The task |
Leave out any picture and return the remaining listing below exactly as given.
----
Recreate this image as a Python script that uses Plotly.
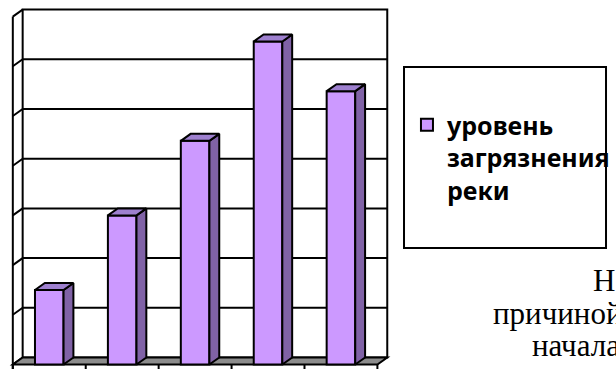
import plotly.graph_objects as go

# ---------------- data ----------------
categories = ["1", "2", "3", "4", "5"]          # category slots (no labels shown)
values = [1.5, 3.0, 4.5, 6.5, 5.5]               # river pollution level
grid_levels = [1, 2, 3, 4, 5, 6, 7]              # value gridlines (7 = top of wall)
series_name = "уровень<br>загрязнения<br>реки"
doc_lines = ["Н", "причиной", "начала"]         # clipped document text to the right

# ---------------- geometry (pixel layout) ----------------
W, H = 616, 369
LEFT_PX, CAT_PX = 13.0, 74.0        # front-left x, width of one category
ZERO_PX, UNIT_PX = 364.5, 49.7      # front floor y, pixels per value unit
DX = 10.0 / CAT_PX                  # depth offset (x) in axis units
DY = 7.0 / UNIT_PX                  # depth offset (y) in axis units
BAR_W = 29.0 / CAT_PX

n = len(categories)
idx = list(range(n))
xmin = -0.5 - LEFT_PX / CAT_PX
xmax = -0.5 + (W - LEFT_PX) / CAT_PX
ymin = -(H - ZERO_PX) / UNIT_PX
ymax = ZERO_PX / UNIT_PX
top = max(grid_levels)

FRONT = "#CC99FF"
SIDE = "#8062A6"
TOPC = "#9E80CF"
FLOOR = "#8C8C8C"
LW = 2.0

def px(xp):
    return xp / W

def py(yp):
    return 1 - yp / H

shapes = []
# back wall
shapes.append(dict(type="rect", xref="x", yref="y", layer="below",
                   x0=-0.5 + DX, x1=n - 0.5 + DX, y0=DY, y1=top + DY,
                   line=dict(color="black", width=LW), fillcolor="white"))
# back-wall gridlines
for v in grid_levels[:-1]:
    shapes.append(dict(type="line", xref="x", yref="y", layer="below",
                       x0=-0.5 + DX, x1=n - 0.5 + DX, y0=v + DY, y1=v + DY,
                       line=dict(color="black", width=LW)))
# left wall: front vertical edge and depth diagonals
shapes.append(dict(type="line", xref="x", yref="y", layer="below",
                   x0=-0.5, x1=-0.5, y0=ymin, y1=top,
                   line=dict(color="black", width=LW)))
for v in [0] + grid_levels:
    shapes.append(dict(type="line", xref="x", yref="y", layer="below",
                       x0=-0.5, x1=-0.5 + DX, y0=v, y1=v + DY,
                       line=dict(color="black", width=LW)))
# floor
x_l, x_r = -0.5, n - 0.5
shapes.append(dict(type="path", xref="x", yref="y", layer="below",
                   path=f"M{x_l},0 L{x_r},0 L{x_r + DX},{DY} L{x_l + DX},{DY} Z",
                   line=dict(color="black", width=LW), fillcolor=FLOOR))
# category ticks
for k in range(n + 1):
    shapes.append(dict(type="line", xref="x", yref="y", layer="below",
                       x0=-0.5 + k, x1=-0.5 + k, y0=0, y1=ymin,
                       line=dict(color="black", width=LW)))
# legend frame
shapes.append(dict(type="rect", xref="paper", yref="paper",
                   x0=px(410), x1=px(615), y0=py(248), y1=py(67),
                   line=dict(color="black", width=LW), fillcolor="rgba(0,0,0,0)"))

# side and top faces, derived from the values
sx, sy, tx, ty = [], [], [], []
for i, v in zip(idx, values):
    r = i + BAR_W / 2
    l = i - BAR_W / 2
    sx += [r, r + DX, r + DX, r, r, None]
    sy += [0, DY, v + DY, v, 0, None]
    tx += [l, r, r + DX, l + DX, l, None]
    ty += [v, v, v + DY, v + DY, v, None]

fig = go.Figure()
fig.add_trace(go.Bar(x=idx, y=values, width=BAR_W, name=series_name,
                     marker=dict(color=FRONT, line=dict(color="black", width=LW)),
                     hoverinfo="skip", showlegend=True))
fig.add_trace(go.Scatter(x=sx, y=sy, mode="lines", fill="toself", fillcolor=SIDE,
                         line=dict(color="black", width=LW), showlegend=False,
                         hoverinfo="skip"))
fig.add_trace(go.Scatter(x=tx, y=ty, mode="lines", fill="toself", fillcolor=TOPC,
                         line=dict(color="black", width=LW), showlegend=False,
                         hoverinfo="skip"))

annotations = []
line_pos = [(600, 290), (498, 323), (538, 355)]
for t, (xp, base) in zip(doc_lines, line_pos):
    annotations.append(dict(text=t, xref="paper", yref="paper", x=px(xp),
                            y=py(base - 10), xanchor="left", yanchor="middle",
                            showarrow=False,
                            font=dict(family="Liberation Serif", size=31, color="black")))

fig.update_layout(
    width=W, height=H, margin=dict(l=0, r=0, t=0, b=0),
    paper_bgcolor="white", plot_bgcolor="white",
    xaxis=dict(range=[xmin, xmax], visible=False, fixedrange=True),
    yaxis=dict(range=[ymin, ymax], visible=False, fixedrange=True),
    shapes=shapes, annotations=annotations,
    showlegend=True,
    legend=dict(x=px(413), y=py(102), xanchor="left", yanchor="top",
                valign="top", bgcolor="rgba(0,0,0,0)", borderwidth=0,
                font=dict(family="Noto Sans", size=25, color="black", weight="bold")),
    bargap=0,
)

fig.write_html("out.html",
               config={"displayModeBar": False, "staticPlot": True},
               post_script="document.body.style.margin='0';"
                           "document.body.style.overflow='hidden';")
----
Answer to the exercise |
Recreate this image as a Python script that uses Plotly.
import plotly.graph_objects as go

# ---------------- data ----------------
categories = ["1", "2", "3", "4", "5"]          # category slots (no labels shown)
values = [1.5, 3.0, 4.5, 6.5, 5.5]               # river pollution level
grid_levels = [1, 2, 3, 4, 5, 6, 7]              # value gridlines (7 = top of wall)
series_name = "уровень<br>загрязнения<br>реки"
doc_lines = ["Н", "причиной", "начала"]         # clipped document text to the right

# ---------------- geometry (pixel layout) ----------------
W, H = 616, 369
LEFT_PX, CAT_PX = 13.0, 74.0        # front-left x, width of one category
ZERO_PX, UNIT_PX = 364.5, 49.7      # front floor y, pixels per value unit
DX = 10.0 / CAT_PX                  # depth offset (x) in axis units
DY = 7.0 / UNIT_PX                  # depth offset (y) in axis units
BAR_W = 29.0 / CAT_PX

n = len(categories)
idx = list(range(n))
xmin = -0.5 - LEFT_PX / CAT_PX
xmax = -0.5 + (W - LEFT_PX) / CAT_PX
ymin = -(H - ZERO_PX) / UNIT_PX
ymax = ZERO_PX / UNIT_PX
top = max(grid_levels)

FRONT = "#CC99FF"
SIDE = "#8062A6"
TOPC = "#9E80CF"
FLOOR = "#8C8C8C"
LW = 2.0

def px(xp):
    return xp / W

def py(yp):
    return 1 - yp / H

shapes = []
# back wall
shapes.append(dict(type="rect", xref="x", yref="y", layer="below",
                   x0=-0.5 + DX, x1=n - 0.5 + DX, y0=DY, y1=top + DY,
                   line=dict(color="black", width=LW), fillcolor="white"))
# back-wall gridlines
for v in grid_levels[:-1]:
    shapes.append(dict(type="line", xref="x", yref="y", layer="below",
                       x0=-0.5 + DX, x1=n - 0.5 + DX, y0=v + DY, y1=v + DY,
                       line=dict(color="black", width=LW)))
# left wall: front vertical edge and depth diagonals
shapes.append(dict(type="line", xref="x", yref="y", layer="below",
                   x0=-0.5, x1=-0.5, y0=ymin, y1=top,
                   line=dict(color="black", width=LW)))
for v in [0] + grid_levels:
    shapes.append(dict(type="line", xref="x", yref="y", layer="below",
                       x0=-0.5, x1=-0.5 + DX, y0=v, y1=v + DY,
                       line=dict(color="black", width=LW)))
# floor
x_l, x_r = -0.5, n - 0.5
shapes.append(dict(type="path", xref="x", yref="y", layer="below",
                   path=f"M{x_l},0 L{x_r},0 L{x_r + DX},{DY} L{x_l + DX},{DY} Z",
                   line=dict(color="black", width=LW), fillcolor=FLOOR))
# category ticks
for k in range(n + 1):
    shapes.append(dict(type="line", xref="x", yref="y", layer="below",
                       x0=-0.5 + k, x1=-0.5 + k, y0=0, y1=ymin,
                       line=dict(color="black", width=LW)))
# legend frame
shapes.append(dict(type="rect", xref="paper", yref="paper",
                   x0=px(410), x1=px(615), y0=py(248), y1=py(67),
                   line=dict(color="black", width=LW), fillcolor="rgba(0,0,0,0)"))

# side and top faces, derived from the values
sx, sy, tx, ty = [], [], [], []
for i, v in zip(idx, values):
    r = i + BAR_W / 2
    l = i - BAR_W / 2
    sx += [r, r + DX, r + DX, r, r, None]
    sy += [0, DY, v + DY, v, 0, None]
    tx += [l, r, r + DX, l + DX, l, None]
    ty += [v, v, v + DY, v + DY, v, None]

fig = go.Figure()
fig.add_trace(go.Bar(x=idx, y=values, width=BAR_W, name=series_name,
                     marker=dict(color=FRONT, line=dict(color="black", width=LW)),
                     hoverinfo="skip", showlegend=True))
fig.add_trace(go.Scatter(x=sx, y=sy, mode="lines", fill="toself", fillcolor=SIDE,
                         line=dict(color="black", width=LW), showlegend=False,
                         hoverinfo="skip"))
fig.add_trace(go.Scatter(x=tx, y=ty, mode="lines", fill="toself", fillcolor=TOPC,
                         line=dict(color="black", width=LW), showlegend=False,
                         hoverinfo="skip"))

annotations = []
line_pos = [(600, 290), (498, 323), (538, 355)]
for t, (xp, base) in zip(doc_lines, line_pos):
    annotations.append(dict(text=t, xref="paper", yref="paper", x=px(xp),
                            y=py(base - 10), xanchor="left", yanchor="middle",
                            showarrow=False,
                            font=dict(family="Liberation Serif", size=31, color="black")))

fig.update_layout(
    width=W, height=H, margin=dict(l=0, r=0, t=0, b=0),
    paper_bgcolor="white", plot_bgcolor="white",
    xaxis=dict(range=[xmin, xmax], visible=False, fixedrange=True),
    yaxis=dict(range=[ymin, ymax], visible=False, fixedrange=True),
    shapes=shapes, annotations=annotations,
    showlegend=True,
    legend=dict(x=px(413), y=py(102), xanchor="left", yanchor="top",
                valign="top", bgcolor="rgba(0,0,0,0)", borderwidth=0,
                font=dict(family="Noto Sans", size=25, color="black", weight="bold")),
    bargap=0,
)

fig.write_html("out.html",
               config={"displayModeBar": False, "staticPlot": True},
               post_script="document.body.style.margin='0';"
                           "document.body.style.overflow='hidden';")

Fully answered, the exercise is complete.